- _Direction_
Find the lines with the string "Apache" and return them.

- _Material for this exercise_
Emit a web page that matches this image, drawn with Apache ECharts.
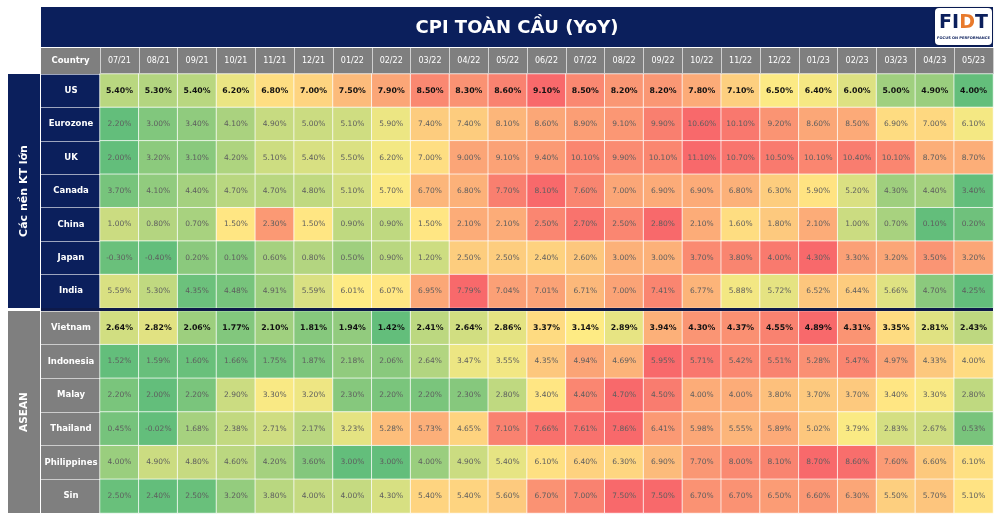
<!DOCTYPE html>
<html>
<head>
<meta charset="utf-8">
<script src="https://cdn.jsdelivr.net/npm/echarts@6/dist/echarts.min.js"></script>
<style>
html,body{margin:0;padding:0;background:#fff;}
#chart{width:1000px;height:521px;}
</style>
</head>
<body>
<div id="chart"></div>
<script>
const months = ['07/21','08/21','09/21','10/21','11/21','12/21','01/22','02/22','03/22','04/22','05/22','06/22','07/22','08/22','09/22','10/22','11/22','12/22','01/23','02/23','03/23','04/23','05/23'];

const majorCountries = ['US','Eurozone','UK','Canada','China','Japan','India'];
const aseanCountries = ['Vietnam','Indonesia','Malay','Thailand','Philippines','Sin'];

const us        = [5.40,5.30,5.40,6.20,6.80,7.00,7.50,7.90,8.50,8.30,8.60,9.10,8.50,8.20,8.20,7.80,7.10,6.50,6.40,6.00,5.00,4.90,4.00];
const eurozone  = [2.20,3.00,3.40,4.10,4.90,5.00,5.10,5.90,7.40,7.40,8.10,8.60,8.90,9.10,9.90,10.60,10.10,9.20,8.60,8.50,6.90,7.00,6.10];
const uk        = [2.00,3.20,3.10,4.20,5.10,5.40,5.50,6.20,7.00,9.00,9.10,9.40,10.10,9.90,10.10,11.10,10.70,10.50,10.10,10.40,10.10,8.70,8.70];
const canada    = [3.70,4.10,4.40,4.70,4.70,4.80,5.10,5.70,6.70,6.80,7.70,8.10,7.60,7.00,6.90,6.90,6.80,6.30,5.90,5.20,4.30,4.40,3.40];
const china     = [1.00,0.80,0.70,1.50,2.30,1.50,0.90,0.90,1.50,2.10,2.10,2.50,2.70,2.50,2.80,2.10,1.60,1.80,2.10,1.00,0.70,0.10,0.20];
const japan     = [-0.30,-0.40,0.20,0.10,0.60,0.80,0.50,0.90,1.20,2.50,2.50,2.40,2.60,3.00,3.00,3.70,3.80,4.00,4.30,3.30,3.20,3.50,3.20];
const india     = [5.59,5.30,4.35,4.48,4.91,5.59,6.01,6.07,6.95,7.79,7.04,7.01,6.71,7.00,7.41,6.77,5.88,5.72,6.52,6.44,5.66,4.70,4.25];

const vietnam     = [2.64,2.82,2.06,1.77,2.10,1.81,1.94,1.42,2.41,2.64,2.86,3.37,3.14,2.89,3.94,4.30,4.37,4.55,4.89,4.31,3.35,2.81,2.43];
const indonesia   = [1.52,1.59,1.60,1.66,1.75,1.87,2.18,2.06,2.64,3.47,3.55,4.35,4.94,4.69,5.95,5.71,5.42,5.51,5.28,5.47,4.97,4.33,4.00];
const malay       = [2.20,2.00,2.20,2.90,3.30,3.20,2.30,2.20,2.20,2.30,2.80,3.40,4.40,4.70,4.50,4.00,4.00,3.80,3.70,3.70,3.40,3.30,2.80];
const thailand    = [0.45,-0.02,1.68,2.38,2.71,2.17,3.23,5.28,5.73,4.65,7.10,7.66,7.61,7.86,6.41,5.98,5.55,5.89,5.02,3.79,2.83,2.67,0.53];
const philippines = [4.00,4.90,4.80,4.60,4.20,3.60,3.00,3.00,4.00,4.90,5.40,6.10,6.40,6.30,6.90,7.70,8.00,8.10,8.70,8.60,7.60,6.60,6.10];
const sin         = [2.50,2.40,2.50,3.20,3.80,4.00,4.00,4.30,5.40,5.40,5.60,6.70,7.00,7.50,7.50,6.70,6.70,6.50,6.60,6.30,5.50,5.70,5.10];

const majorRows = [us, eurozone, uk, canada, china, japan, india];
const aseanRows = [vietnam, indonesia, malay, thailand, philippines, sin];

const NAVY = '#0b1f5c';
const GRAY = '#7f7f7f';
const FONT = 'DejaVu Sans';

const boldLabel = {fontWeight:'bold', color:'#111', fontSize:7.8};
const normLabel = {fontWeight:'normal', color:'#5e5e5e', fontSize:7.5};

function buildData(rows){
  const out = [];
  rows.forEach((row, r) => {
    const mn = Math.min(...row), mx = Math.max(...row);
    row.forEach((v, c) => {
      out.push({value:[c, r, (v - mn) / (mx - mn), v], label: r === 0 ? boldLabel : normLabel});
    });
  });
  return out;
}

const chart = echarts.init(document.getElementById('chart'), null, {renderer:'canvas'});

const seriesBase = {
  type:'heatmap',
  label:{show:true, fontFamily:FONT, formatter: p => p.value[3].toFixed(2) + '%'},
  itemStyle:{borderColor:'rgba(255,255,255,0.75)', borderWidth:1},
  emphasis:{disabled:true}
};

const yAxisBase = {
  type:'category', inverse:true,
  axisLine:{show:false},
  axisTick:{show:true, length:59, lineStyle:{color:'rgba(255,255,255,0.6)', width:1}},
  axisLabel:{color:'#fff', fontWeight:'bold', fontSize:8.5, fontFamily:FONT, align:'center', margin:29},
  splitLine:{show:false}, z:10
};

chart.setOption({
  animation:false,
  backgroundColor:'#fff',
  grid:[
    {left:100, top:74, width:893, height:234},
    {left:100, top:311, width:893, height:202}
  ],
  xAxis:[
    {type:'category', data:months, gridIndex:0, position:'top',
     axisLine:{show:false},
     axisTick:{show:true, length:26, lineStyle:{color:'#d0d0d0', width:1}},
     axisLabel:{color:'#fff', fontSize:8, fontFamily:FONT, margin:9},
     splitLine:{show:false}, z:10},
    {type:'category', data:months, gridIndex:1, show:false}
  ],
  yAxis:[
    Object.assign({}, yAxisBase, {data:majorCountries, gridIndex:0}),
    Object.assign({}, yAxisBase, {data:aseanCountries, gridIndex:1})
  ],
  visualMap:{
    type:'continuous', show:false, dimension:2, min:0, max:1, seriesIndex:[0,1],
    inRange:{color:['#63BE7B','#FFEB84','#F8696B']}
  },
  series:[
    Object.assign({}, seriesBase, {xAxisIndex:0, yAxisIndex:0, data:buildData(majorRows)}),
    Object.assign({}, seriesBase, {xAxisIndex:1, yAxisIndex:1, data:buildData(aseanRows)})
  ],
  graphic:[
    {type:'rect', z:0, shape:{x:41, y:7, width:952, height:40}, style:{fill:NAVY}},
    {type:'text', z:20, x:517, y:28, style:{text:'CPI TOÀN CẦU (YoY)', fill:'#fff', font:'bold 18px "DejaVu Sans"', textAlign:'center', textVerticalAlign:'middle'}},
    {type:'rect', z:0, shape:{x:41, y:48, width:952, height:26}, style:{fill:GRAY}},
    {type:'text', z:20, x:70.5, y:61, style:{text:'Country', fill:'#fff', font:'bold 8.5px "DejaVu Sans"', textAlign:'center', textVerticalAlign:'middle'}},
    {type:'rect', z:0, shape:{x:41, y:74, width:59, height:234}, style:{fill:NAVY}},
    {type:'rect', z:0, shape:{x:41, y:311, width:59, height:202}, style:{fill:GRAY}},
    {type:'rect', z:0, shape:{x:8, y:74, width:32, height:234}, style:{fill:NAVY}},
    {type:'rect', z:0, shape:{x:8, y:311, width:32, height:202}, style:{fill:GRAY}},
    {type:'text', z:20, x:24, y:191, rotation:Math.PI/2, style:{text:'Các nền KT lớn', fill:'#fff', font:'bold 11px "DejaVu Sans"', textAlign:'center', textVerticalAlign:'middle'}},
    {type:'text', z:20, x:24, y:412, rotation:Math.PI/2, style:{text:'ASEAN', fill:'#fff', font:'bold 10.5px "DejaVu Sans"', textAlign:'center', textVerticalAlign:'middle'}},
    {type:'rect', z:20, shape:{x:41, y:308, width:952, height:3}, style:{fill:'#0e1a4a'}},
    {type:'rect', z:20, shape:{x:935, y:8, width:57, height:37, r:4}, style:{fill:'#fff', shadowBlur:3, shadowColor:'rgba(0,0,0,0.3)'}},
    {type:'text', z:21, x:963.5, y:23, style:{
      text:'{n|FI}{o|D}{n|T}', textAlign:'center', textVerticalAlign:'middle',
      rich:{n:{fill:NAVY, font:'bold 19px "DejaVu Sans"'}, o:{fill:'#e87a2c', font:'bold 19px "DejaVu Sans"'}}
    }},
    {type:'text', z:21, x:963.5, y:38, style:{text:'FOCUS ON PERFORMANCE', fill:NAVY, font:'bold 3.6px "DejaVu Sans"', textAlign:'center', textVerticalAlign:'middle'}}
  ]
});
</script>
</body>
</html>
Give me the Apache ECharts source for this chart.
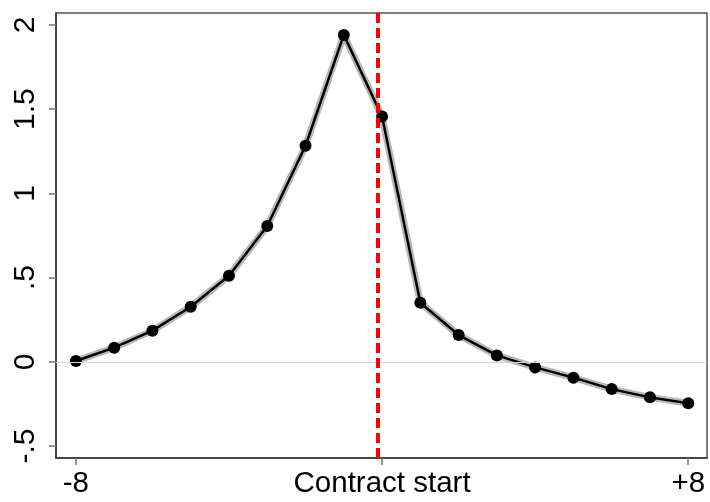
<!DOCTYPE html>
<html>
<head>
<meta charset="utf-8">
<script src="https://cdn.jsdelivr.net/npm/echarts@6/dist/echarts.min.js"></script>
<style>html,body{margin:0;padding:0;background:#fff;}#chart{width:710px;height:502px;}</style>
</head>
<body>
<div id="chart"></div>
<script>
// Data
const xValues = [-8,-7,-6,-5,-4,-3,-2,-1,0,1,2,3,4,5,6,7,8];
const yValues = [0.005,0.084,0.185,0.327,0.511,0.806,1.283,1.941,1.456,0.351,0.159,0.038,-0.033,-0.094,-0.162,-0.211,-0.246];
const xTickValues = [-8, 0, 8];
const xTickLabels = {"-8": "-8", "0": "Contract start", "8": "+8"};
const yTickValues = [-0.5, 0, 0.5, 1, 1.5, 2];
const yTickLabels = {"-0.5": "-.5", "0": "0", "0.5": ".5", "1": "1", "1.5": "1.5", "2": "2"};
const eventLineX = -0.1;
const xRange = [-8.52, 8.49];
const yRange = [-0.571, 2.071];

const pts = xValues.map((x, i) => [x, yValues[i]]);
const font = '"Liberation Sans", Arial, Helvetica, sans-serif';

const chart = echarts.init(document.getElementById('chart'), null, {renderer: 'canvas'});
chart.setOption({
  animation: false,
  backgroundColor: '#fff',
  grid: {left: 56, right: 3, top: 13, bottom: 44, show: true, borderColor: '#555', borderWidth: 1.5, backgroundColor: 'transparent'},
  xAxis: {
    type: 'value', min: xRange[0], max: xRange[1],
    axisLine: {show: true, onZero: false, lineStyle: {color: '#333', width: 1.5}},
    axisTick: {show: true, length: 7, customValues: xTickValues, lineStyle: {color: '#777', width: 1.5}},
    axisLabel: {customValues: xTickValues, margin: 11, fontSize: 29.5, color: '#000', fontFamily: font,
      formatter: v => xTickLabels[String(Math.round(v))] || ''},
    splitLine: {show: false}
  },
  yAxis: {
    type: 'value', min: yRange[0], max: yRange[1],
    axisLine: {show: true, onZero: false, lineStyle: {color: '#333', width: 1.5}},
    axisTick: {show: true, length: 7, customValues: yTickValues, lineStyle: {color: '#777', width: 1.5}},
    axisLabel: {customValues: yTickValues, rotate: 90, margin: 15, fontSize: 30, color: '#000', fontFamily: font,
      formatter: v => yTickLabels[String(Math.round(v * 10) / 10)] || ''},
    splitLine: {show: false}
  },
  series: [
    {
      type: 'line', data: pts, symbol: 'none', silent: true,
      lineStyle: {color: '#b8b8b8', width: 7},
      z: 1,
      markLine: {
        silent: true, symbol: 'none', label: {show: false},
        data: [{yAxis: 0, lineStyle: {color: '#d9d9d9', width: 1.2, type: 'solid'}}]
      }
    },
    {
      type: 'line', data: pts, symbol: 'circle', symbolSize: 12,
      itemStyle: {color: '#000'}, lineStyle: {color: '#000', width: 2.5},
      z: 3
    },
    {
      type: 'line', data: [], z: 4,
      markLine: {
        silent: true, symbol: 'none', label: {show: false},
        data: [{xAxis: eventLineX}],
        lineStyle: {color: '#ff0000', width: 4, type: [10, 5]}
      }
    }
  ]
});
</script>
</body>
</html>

- _Reply to the task_
Emit a web page that matches this image, drawn with Apache ECharts.
Give me the Apache ECharts source for this chart.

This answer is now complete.